_Data block_.
▬▬▬
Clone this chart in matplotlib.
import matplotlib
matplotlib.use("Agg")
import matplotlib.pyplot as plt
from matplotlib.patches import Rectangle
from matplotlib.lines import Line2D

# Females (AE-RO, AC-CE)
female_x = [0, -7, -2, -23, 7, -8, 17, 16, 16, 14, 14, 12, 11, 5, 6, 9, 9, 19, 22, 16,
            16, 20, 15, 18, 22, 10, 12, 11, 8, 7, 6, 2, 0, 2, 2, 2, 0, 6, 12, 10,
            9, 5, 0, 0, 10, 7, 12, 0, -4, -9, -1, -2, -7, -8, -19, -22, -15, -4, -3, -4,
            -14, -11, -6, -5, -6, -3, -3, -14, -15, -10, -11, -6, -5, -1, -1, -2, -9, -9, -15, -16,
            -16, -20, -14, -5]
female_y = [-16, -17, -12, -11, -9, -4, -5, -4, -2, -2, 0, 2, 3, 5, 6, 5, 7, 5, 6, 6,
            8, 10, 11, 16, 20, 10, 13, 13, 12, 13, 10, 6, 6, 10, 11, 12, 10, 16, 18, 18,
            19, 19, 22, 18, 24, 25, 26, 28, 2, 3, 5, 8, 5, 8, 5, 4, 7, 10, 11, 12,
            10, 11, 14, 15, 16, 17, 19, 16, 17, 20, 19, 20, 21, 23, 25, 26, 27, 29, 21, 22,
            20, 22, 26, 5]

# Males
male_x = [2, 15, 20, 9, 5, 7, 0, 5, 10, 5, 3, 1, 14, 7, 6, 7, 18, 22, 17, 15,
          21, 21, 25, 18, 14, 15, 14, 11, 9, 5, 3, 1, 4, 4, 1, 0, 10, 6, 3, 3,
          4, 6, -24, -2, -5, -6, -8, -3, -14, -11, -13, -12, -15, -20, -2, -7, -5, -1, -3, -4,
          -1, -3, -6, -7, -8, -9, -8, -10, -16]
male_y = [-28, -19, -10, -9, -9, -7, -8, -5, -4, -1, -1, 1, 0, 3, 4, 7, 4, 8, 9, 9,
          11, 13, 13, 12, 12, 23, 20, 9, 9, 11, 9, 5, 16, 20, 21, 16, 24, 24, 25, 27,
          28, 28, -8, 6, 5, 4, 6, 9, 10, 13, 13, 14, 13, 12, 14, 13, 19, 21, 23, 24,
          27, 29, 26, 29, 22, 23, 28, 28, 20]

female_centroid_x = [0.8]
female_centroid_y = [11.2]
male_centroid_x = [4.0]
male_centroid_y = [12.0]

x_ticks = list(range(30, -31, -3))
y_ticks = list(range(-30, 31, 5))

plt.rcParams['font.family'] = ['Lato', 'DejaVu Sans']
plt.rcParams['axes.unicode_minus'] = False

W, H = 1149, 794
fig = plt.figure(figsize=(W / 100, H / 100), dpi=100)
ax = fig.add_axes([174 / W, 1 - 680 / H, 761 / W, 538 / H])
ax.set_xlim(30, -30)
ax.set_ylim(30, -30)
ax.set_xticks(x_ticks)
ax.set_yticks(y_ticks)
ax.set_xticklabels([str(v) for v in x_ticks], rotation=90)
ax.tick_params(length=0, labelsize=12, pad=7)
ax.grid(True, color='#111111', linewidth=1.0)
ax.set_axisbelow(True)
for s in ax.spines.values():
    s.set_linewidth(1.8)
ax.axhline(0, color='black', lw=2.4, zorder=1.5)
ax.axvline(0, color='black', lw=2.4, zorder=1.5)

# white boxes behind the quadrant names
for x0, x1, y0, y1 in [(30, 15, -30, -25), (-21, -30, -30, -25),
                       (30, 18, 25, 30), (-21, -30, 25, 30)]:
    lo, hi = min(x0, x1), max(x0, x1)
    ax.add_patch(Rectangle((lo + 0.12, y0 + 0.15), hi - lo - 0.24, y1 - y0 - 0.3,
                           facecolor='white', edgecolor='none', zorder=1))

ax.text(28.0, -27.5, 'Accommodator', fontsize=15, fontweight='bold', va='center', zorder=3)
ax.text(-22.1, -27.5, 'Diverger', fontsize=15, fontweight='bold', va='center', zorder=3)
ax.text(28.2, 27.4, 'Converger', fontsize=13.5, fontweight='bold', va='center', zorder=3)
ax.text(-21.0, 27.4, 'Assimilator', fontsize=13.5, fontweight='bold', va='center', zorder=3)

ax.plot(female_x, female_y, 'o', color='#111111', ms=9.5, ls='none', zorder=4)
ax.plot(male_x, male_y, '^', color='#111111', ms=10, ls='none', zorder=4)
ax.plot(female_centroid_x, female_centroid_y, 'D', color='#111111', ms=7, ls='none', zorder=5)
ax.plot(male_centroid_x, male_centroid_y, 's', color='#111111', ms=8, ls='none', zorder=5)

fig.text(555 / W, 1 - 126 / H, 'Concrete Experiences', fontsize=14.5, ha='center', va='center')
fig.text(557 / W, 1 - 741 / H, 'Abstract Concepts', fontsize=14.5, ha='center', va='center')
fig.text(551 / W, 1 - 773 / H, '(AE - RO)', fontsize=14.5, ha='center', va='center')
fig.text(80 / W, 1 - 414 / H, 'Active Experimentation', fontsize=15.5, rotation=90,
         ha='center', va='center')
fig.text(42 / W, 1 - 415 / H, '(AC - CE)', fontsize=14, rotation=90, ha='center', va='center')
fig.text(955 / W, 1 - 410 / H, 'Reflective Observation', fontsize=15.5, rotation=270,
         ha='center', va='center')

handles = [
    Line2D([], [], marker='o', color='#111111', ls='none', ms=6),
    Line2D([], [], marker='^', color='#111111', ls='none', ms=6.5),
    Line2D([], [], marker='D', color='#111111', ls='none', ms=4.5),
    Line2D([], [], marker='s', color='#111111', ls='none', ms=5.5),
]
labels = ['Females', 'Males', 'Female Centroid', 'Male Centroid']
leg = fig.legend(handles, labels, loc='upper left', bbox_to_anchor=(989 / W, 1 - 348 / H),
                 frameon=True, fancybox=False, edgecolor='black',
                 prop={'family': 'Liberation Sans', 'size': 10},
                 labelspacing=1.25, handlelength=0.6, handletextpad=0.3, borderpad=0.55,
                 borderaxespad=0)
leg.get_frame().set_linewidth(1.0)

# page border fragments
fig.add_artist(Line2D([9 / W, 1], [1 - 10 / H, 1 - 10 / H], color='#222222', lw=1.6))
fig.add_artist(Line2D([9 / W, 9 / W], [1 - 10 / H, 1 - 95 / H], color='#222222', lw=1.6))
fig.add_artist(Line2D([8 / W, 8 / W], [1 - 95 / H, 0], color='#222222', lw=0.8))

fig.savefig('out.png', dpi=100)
▬▬▬
_Exercise_.
Write out exactly the lines from the start of the material through the line with "male_centroid_y = [12.0]". No other output is expected.

_Solution for this exercise_.
Clone this chart in matplotlib.
import matplotlib
matplotlib.use("Agg")
import matplotlib.pyplot as plt
from matplotlib.patches import Rectangle
from matplotlib.lines import Line2D

# Females (AE-RO, AC-CE)
female_x = [0, -7, -2, -23, 7, -8, 17, 16, 16, 14, 14, 12, 11, 5, 6, 9, 9, 19, 22, 16,
            16, 20, 15, 18, 22, 10, 12, 11, 8, 7, 6, 2, 0, 2, 2, 2, 0, 6, 12, 10,
            9, 5, 0, 0, 10, 7, 12, 0, -4, -9, -1, -2, -7, -8, -19, -22, -15, -4, -3, -4,
            -14, -11, -6, -5, -6, -3, -3, -14, -15, -10, -11, -6, -5, -1, -1, -2, -9, -9, -15, -16,
            -16, -20, -14, -5]
female_y = [-16, -17, -12, -11, -9, -4, -5, -4, -2, -2, 0, 2, 3, 5, 6, 5, 7, 5, 6, 6,
            8, 10, 11, 16, 20, 10, 13, 13, 12, 13, 10, 6, 6, 10, 11, 12, 10, 16, 18, 18,
            19, 19, 22, 18, 24, 25, 26, 28, 2, 3, 5, 8, 5, 8, 5, 4, 7, 10, 11, 12,
            10, 11, 14, 15, 16, 17, 19, 16, 17, 20, 19, 20, 21, 23, 25, 26, 27, 29, 21, 22,
            20, 22, 26, 5]

# Males
male_x = [2, 15, 20, 9, 5, 7, 0, 5, 10, 5, 3, 1, 14, 7, 6, 7, 18, 22, 17, 15,
          21, 21, 25, 18, 14, 15, 14, 11, 9, 5, 3, 1, 4, 4, 1, 0, 10, 6, 3, 3,
          4, 6, -24, -2, -5, -6, -8, -3, -14, -11, -13, -12, -15, -20, -2, -7, -5, -1, -3, -4,
          -1, -3, -6, -7, -8, -9, -8, -10, -16]
male_y = [-28, -19, -10, -9, -9, -7, -8, -5, -4, -1, -1, 1, 0, 3, 4, 7, 4, 8, 9, 9,
          11, 13, 13, 12, 12, 23, 20, 9, 9, 11, 9, 5, 16, 20, 21, 16, 24, 24, 25, 27,
          28, 28, -8, 6, 5, 4, 6, 9, 10, 13, 13, 14, 13, 12, 14, 13, 19, 21, 23, 24,
          27, 29, 26, 29, 22, 23, 28, 28, 20]

female_centroid_x = [0.8]
female_centroid_y = [11.2]
male_centroid_x = [4.0]
male_centroid_y = [12.0]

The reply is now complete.